Pork and Prunes? Yes!

When I think of relationships full of wonder, surprise, and satisfaction, one of my very favorites lies on a plate: my fatty little friend, “Porky,” and his sophisticated sidekick, “Pruneaux.”  For those who didn’t catch that, I am referring to the sublime food pairing of pork and prunes.

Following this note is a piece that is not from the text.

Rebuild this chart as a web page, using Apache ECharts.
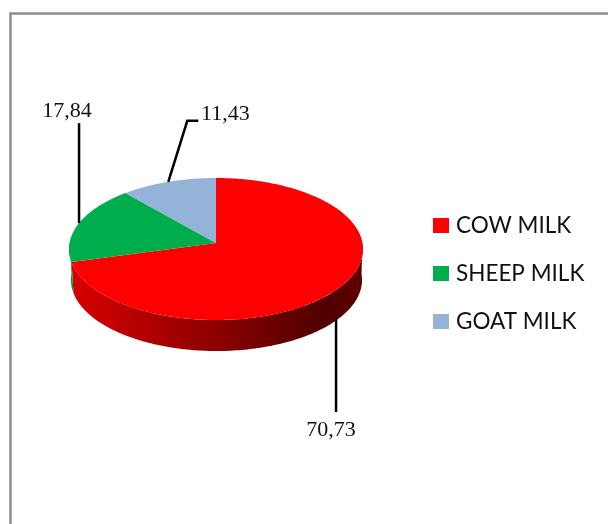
<!DOCTYPE html>
<html>
<head>
<meta charset="utf-8">
<style>html,body{margin:0;padding:0;background:#fff}#chart{width:608px;height:524px}</style>
<script src="https://cdn.jsdelivr.net/npm/echarts@6/dist/echarts.min.js"></script>
</head>
<body>
<div id="chart"></div>
<script>
// Share of milk production by source (percent)
const categories = ['COW MILK', 'SHEEP MILK', 'GOAT MILK'];
const shares = [70.73, 17.84, 11.43];
const topColors = ['#ff0000', '#00ad4d', '#95b2d8'];

// Side-wall shading, left to right
const wallStops = [
  ['#d80000', '#8c0000', '#4e0000', '#600000'],
  ['#00903f', '#00903f', '#00903f', '#00903f'],
  ['#7a93b3', '#7a93b3', '#7a93b3', '#7a93b3']
];

// Leader routes and label centres, relative to each slice's anchor point
const leaders = [
  { path: [[-2, 0], [-2, 93]], label: [-7, 111], fromBase: true },
  { path: [[0, 0], [0, -100]], label: [-12, -112], fromBase: false },
  { path: [[0, 0], [19, -61], [30, -61]], label: [57, -67.5], fromBase: false }
];

// Tilted disc: a perspective projection of a unit circle
const perspective = -0.0845;
const topDisc = { cx: 216, cy: 243, rx: 146.5, ry: 70.5 };
const baseDisc = { cx: 216.5, cy: 274, rx: 145, ry: 70.5 };

function project(disc, degrees) {
  const t = degrees * Math.PI / 180;
  const u = Math.sin(t);
  const v = -Math.cos(t);
  const d = 1 + perspective * v;
  return [disc.cx + disc.rx * u / d, disc.cy + disc.ry * v / d];
}

function arc(disc, from, to) {
  const pts = [];
  const steps = Math.max(2, Math.ceil(Math.abs(to - from)));
  for (let i = 0; i <= steps; i++) {
    pts.push(project(disc, from + (to - from) * i / steps));
  }
  return pts;
}

const total = shares.reduce((a, b) => a + b, 0);

function renderSlice(index) {
  const value = shares[index];
  const before = shares.slice(0, index).reduce((a, b) => a + b, 0);
  const start = before / total * 360;
  const end = (before + value) / total * 360;
  const mid = (start + end) / 2;
  const children = [];

  // The side wall is visible only on the near half of the rim
  const wallFrom = Math.max(start, 90);
  const wallTo = Math.min(end, 270);
  if (wallTo > wallFrom) {
    const upper = arc(topDisc, wallFrom, wallTo);
    const lower = arc(baseDisc, wallFrom, wallTo).reverse();
    const stops = wallStops[index];
    children.push({
      type: 'polygon',
      shape: { points: upper.concat(lower) },
      style: {
        fill: new echarts.graphic.LinearGradient(
          baseDisc.cx - baseDisc.rx, 0, baseDisc.cx + baseDisc.rx, 0,
          [
            { offset: 0, color: stops[0] },
            { offset: 0.5, color: stops[1] },
            { offset: 0.88, color: stops[2] },
            { offset: 1, color: stops[3] }
          ],
          true
        )
      }
    });
  }

  // Top face of the slice
  children.push({
    type: 'polygon',
    shape: { points: [[topDisc.cx, topDisc.cy]].concat(arc(topDisc, start, end)) },
    style: { fill: topColors[index] }
  });

  // Leader line and value label
  const leader = leaders[index];
  const anchor = project(leader.fromBase ? baseDisc : topDisc, mid);
  children.push({
    type: 'polyline',
    shape: { points: leader.path.map(p => [anchor[0] + p[0], anchor[1] + p[1]]) },
    style: { stroke: '#000', lineWidth: 2.5, fill: null }
  });
  children.push({
    type: 'text',
    style: {
      x: anchor[0] + leader.label[0],
      y: anchor[1] + leader.label[1],
      text: value.toFixed(2).replace('.', ','),
      fill: '#111',
      font: '22px "Liberation Serif"',
      align: 'center',
      verticalAlign: 'middle'
    }
  });
  return { type: 'group', children };
}

const chart = echarts.init(document.getElementById('chart'), null, { renderer: 'canvas' });
chart.setOption({
  animation: false,
  backgroundColor: '#fff',
  graphic: [{
    type: 'rect',
    shape: { x: 10.5, y: 13.5, width: 800, height: 800 },
    style: { fill: null, stroke: '#8c8c8c', lineWidth: 2.5 },
    silent: true
  }],
  legend: {
    orient: 'vertical',
    left: 428,
    top: 209,
    icon: 'rect',
    itemWidth: 16,
    itemHeight: 15,
    itemGap: 25,
    selectedMode: false,
    data: categories,
    textStyle: { fontFamily: 'Lato', fontSize: 22.5, color: '#111', padding: [0, 0, 0, 2] }
  },
  series: categories.map((name, i) => ({
    type: 'custom',
    name,
    coordinateSystem: 'none',
    silent: true,
    itemStyle: { color: topColors[i] },
    data: [shares[i]],
    renderItem: () => renderSlice(i)
  }))
});
</script>
</body>
</html>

Since the 13th century, the French have been esteeming prunes as a delicacy when plums from Damascus were brought in to the Southwest region.  I call them the “black jewels of winter” and this recipe highlights how they magnificently complement pork.  While any cut of pork will taste delicious with prunes, not all cuts of pork should be treated equally – they each require different cooking approaches in order to maximize each cut’s potential.  For a rich and hearty dish, ideal for cold weather, I recommend this recipe because it uses pork shoulder, which requires ample braising time to ensure a “fork-tender” end-product.  Once that is achieved, we could say, “braised to glory!”

This recipe is completely attainable. Emphasis should be placed on the careful execution of three key techniques: searing, simmering, and waiting.  I encourage you to stay the course and resist any urge to feel inadequate or to disconnect from this perhaps foreign pork vision.

The captivating relationship between pork and prunes that the French have long savored is now becoming more fully appreciated in the United States.  Don’t squander or discount the opportunity to prepare and/or taste one of life’s finer marriages.  ~Lauren

“Pork and Prunes”

*Inspired by the Southwest Regional Cuisine of France”

3 pounds lean pork shoulder, cubed into 1” pieces

1-2 tablespoons vegetable, canola, or olive oil

2 yellow onions, thinly sliced

2 cloves garlic, minced or pressed

1 tablespoon tomato paste

2 tablespoons flour

1 tablespoon chopped fresh thyme leaves

2 teaspoons chopped fresh rosemary leaves

1 tablespoon Dijon mustard

½ cup brandy

½ cup white wine

1 cup fresh apple cider if available (or apple juice)

1 cup low sodium chicken broth (or more as needed)

1-2 bay leaves

1 bag of pitted prunes (8-10 oz)

Salt and pepper to taste

  1. Preheat oven to 350°.
  2. Heat a large enameled cast iron pot (6-7 quart size) or large wide and heavy skillet over medium-high heat.
  3. Pat the pork dry by using paper towels.  Sprinkle with salt and pepper.
  4. Place oil into pot or pan and begin browning meat all over.  Do not crowd pan.  Brown in batches if needed (may want to clean out pan in between if it’s getting scorched…).   Turn off heat and remove meat to a separate plate.
  5. Return pot/pan to medium high heat and add onions.   Saute them until soft and browned (about 10-15 min).
  6. Add garlic and stir until fragrant.  Do not let it brown.  Add tomato paste and stir, followed by flour and more stirring.
  7. Into pot, pour brandy slowly, stirring and scraping the bottom of the pot in order to lift bits of flavor as it is added.  Then pour in wine.  Let wine and brandy mixture come to a boil and then stir in Dijon mustard, followed chicken broth and cider.
  8. Once the “stewing liquid” comes to a simmer and shows signs of thickening slightly, add remaining herbs, prunes, and pork.  Place lid on pork stew and place in the oven for about 2 hours, or more, until meat is tender and melts in your mouth.  (Note: If stew is looking dry and uncovered, add more chicken broth or cider as needed.  Liquid is supposed evaporate in the cooking process, but not so much that meat dries out.)  If using a crock-pot, place pork and prunes inside it and pour the liquid over.  Use the shortest and lowest cooking setting possible.